- [TASK]: From the first line of the data down to and including the line with "const tickValues = [-1, -0.5, 0, 0.5, 1]", copy everything exactly, leaving out pictures.
#### DATASET SECTION ####
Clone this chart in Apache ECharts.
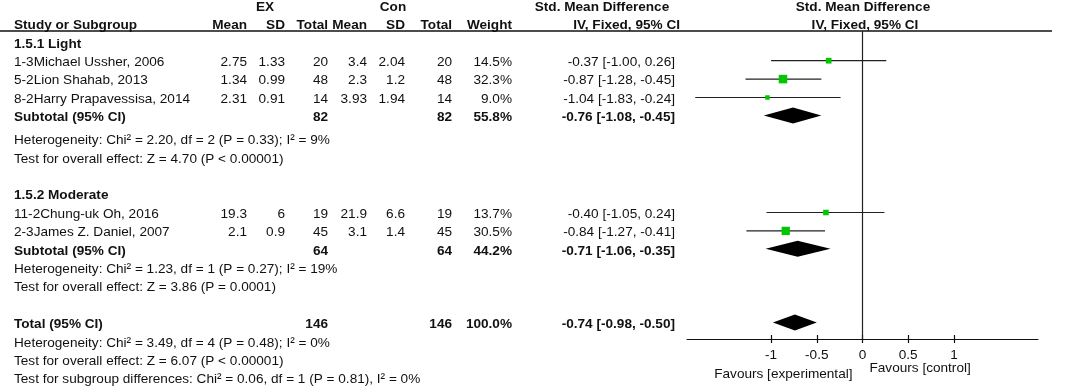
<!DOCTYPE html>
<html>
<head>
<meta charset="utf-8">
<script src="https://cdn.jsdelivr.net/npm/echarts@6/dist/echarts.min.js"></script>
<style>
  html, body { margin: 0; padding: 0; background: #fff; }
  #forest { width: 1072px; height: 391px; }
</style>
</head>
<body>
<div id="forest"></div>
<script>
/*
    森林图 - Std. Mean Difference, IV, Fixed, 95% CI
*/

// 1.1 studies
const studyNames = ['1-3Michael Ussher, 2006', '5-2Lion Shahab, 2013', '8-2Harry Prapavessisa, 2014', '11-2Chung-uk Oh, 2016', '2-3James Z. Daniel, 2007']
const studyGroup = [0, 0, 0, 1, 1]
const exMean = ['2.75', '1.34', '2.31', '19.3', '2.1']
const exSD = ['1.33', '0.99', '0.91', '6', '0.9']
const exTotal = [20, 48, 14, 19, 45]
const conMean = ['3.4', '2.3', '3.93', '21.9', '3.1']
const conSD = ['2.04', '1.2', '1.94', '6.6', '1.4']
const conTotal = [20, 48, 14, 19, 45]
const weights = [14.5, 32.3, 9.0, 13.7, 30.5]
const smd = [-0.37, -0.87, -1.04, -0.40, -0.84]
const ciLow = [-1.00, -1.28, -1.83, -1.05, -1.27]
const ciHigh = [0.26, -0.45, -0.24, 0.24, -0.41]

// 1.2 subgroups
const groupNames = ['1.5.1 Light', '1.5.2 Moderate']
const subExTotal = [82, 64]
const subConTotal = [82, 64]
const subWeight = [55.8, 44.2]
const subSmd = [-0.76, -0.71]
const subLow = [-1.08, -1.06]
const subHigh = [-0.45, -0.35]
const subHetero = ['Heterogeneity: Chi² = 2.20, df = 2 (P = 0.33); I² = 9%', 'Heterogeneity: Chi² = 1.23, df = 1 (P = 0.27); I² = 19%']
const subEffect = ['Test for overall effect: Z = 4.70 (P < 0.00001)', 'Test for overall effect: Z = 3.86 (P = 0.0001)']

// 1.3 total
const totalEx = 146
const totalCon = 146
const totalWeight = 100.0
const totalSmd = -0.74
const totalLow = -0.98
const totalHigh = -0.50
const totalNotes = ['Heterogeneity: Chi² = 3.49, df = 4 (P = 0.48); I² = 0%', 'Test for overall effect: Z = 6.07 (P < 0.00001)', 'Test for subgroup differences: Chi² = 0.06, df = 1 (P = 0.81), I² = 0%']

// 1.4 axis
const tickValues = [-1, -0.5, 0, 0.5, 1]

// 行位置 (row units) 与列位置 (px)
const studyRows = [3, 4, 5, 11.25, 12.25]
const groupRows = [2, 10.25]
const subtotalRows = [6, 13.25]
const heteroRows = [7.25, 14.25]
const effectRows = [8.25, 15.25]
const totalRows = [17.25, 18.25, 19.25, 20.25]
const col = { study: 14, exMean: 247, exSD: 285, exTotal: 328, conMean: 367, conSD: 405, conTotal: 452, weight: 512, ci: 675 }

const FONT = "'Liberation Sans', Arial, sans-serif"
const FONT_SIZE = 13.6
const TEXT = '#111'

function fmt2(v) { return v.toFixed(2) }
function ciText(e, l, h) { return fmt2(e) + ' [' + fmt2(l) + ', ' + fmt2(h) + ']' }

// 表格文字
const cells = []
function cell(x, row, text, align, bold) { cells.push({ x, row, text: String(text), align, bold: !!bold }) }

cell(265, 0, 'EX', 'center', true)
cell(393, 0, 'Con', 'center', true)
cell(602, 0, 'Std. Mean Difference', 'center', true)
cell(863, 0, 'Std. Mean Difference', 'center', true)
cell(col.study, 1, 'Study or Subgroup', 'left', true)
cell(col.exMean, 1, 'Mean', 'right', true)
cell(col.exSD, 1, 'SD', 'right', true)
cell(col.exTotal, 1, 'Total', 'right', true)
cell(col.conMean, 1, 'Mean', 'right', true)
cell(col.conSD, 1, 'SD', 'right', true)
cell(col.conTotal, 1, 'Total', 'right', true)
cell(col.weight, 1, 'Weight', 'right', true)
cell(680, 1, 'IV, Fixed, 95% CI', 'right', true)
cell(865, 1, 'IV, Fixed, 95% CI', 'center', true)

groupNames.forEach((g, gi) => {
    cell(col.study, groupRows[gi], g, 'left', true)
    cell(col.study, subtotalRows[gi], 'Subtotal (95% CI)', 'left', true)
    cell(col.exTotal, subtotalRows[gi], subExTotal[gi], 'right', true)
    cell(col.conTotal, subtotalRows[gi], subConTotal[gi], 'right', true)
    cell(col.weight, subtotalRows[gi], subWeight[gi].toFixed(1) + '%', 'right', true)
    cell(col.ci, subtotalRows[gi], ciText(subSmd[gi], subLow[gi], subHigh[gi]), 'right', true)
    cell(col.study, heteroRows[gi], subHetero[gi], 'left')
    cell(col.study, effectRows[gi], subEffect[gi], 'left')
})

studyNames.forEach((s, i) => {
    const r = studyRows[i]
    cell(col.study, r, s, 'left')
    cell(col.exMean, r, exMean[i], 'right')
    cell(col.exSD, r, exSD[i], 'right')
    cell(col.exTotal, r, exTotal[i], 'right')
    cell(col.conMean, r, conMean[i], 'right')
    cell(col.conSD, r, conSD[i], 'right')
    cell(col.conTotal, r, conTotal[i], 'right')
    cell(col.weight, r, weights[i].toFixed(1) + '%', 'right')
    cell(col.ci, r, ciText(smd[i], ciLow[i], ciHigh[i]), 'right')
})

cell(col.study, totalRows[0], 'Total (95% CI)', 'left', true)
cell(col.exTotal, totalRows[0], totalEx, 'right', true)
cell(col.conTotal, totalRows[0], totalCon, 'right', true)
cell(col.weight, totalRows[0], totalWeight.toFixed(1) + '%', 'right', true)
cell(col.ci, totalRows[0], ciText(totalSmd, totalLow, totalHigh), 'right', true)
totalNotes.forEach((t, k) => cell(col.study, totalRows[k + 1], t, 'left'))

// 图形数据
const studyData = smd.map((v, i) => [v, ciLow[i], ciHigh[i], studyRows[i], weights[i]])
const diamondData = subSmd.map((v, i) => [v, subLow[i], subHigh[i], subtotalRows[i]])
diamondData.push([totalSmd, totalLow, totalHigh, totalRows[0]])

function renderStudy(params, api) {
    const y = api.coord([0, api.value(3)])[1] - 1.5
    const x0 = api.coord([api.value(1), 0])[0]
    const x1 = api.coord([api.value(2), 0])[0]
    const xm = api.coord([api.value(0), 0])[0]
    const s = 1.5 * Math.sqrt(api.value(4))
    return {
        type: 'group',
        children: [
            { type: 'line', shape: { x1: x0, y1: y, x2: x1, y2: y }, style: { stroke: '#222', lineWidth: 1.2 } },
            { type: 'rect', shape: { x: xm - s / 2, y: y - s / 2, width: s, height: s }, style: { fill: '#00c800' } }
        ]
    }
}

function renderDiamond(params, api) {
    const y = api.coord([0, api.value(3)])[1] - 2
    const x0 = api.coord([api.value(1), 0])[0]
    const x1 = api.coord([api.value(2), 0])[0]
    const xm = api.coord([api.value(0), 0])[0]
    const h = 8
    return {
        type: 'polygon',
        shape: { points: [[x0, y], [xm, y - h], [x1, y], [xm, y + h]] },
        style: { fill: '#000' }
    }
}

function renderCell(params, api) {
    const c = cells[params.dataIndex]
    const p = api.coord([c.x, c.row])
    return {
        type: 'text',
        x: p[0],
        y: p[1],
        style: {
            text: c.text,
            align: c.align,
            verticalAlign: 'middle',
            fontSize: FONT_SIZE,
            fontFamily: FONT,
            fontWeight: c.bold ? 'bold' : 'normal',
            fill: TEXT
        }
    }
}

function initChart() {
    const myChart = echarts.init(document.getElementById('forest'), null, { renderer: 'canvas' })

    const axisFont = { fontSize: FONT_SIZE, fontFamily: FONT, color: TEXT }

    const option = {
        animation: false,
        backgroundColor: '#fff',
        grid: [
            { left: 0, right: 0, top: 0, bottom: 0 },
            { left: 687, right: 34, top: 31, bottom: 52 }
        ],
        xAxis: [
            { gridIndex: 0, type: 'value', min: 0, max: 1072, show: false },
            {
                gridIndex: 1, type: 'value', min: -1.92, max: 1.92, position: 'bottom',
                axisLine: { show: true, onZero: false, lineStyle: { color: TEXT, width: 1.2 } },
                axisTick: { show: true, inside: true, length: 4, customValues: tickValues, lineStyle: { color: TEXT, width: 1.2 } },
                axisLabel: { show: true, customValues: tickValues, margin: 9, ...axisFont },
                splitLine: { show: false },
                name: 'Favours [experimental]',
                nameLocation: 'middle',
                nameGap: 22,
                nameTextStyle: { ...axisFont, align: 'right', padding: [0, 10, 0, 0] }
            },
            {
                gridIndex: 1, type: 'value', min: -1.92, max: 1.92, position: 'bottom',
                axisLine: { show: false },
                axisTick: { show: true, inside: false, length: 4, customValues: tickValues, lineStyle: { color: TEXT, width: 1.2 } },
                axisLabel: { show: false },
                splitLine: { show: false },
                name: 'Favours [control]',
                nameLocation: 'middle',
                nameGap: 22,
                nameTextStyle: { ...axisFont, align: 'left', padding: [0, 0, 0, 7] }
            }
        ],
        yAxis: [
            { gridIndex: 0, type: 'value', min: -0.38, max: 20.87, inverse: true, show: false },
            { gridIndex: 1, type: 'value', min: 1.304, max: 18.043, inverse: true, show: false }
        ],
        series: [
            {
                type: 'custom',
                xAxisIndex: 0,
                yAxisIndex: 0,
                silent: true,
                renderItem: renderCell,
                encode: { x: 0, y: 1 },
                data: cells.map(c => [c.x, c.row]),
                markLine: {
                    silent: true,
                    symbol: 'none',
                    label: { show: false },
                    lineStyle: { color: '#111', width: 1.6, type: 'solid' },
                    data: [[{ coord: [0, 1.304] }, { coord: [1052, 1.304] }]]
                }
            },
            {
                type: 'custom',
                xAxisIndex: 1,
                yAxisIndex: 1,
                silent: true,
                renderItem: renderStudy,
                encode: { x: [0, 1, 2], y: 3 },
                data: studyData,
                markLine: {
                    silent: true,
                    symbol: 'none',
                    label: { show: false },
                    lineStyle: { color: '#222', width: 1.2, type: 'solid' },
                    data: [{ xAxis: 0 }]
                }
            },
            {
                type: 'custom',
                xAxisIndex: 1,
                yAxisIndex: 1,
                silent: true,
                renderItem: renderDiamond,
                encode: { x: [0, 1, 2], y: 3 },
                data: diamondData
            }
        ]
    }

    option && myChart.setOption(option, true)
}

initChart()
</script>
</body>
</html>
####
- [RESPONSE TO THIS TASK]:
Clone this chart in Apache ECharts.
<!DOCTYPE html>
<html>
<head>
<meta charset="utf-8">
<script src="https://cdn.jsdelivr.net/npm/echarts@6/dist/echarts.min.js"></script>
<style>
  html, body { margin: 0; padding: 0; background: #fff; }
  #forest { width: 1072px; height: 391px; }
</style>
</head>
<body>
<div id="forest"></div>
<script>
/*
    森林图 - Std. Mean Difference, IV, Fixed, 95% CI
*/

// 1.1 studies
const studyNames = ['1-3Michael Ussher, 2006', '5-2Lion Shahab, 2013', '8-2Harry Prapavessisa, 2014', '11-2Chung-uk Oh, 2016', '2-3James Z. Daniel, 2007']
const studyGroup = [0, 0, 0, 1, 1]
const exMean = ['2.75', '1.34', '2.31', '19.3', '2.1']
const exSD = ['1.33', '0.99', '0.91', '6', '0.9']
const exTotal = [20, 48, 14, 19, 45]
const conMean = ['3.4', '2.3', '3.93', '21.9', '3.1']
const conSD = ['2.04', '1.2', '1.94', '6.6', '1.4']
const conTotal = [20, 48, 14, 19, 45]
const weights = [14.5, 32.3, 9.0, 13.7, 30.5]
const smd = [-0.37, -0.87, -1.04, -0.40, -0.84]
const ciLow = [-1.00, -1.28, -1.83, -1.05, -1.27]
const ciHigh = [0.26, -0.45, -0.24, 0.24, -0.41]

// 1.2 subgroups
const groupNames = ['1.5.1 Light', '1.5.2 Moderate']
const subExTotal = [82, 64]
const subConTotal = [82, 64]
const subWeight = [55.8, 44.2]
const subSmd = [-0.76, -0.71]
const subLow = [-1.08, -1.06]
const subHigh = [-0.45, -0.35]
const subHetero = ['Heterogeneity: Chi² = 2.20, df = 2 (P = 0.33); I² = 9%', 'Heterogeneity: Chi² = 1.23, df = 1 (P = 0.27); I² = 19%']
const subEffect = ['Test for overall effect: Z = 4.70 (P < 0.00001)', 'Test for overall effect: Z = 3.86 (P = 0.0001)']

// 1.3 total
const totalEx = 146
const totalCon = 146
const totalWeight = 100.0
const totalSmd = -0.74
const totalLow = -0.98
const totalHigh = -0.50
const totalNotes = ['Heterogeneity: Chi² = 3.49, df = 4 (P = 0.48); I² = 0%', 'Test for overall effect: Z = 6.07 (P < 0.00001)', 'Test for subgroup differences: Chi² = 0.06, df = 1 (P = 0.81), I² = 0%']

// 1.4 axis
const tickValues = [-1, -0.5, 0, 0.5, 1]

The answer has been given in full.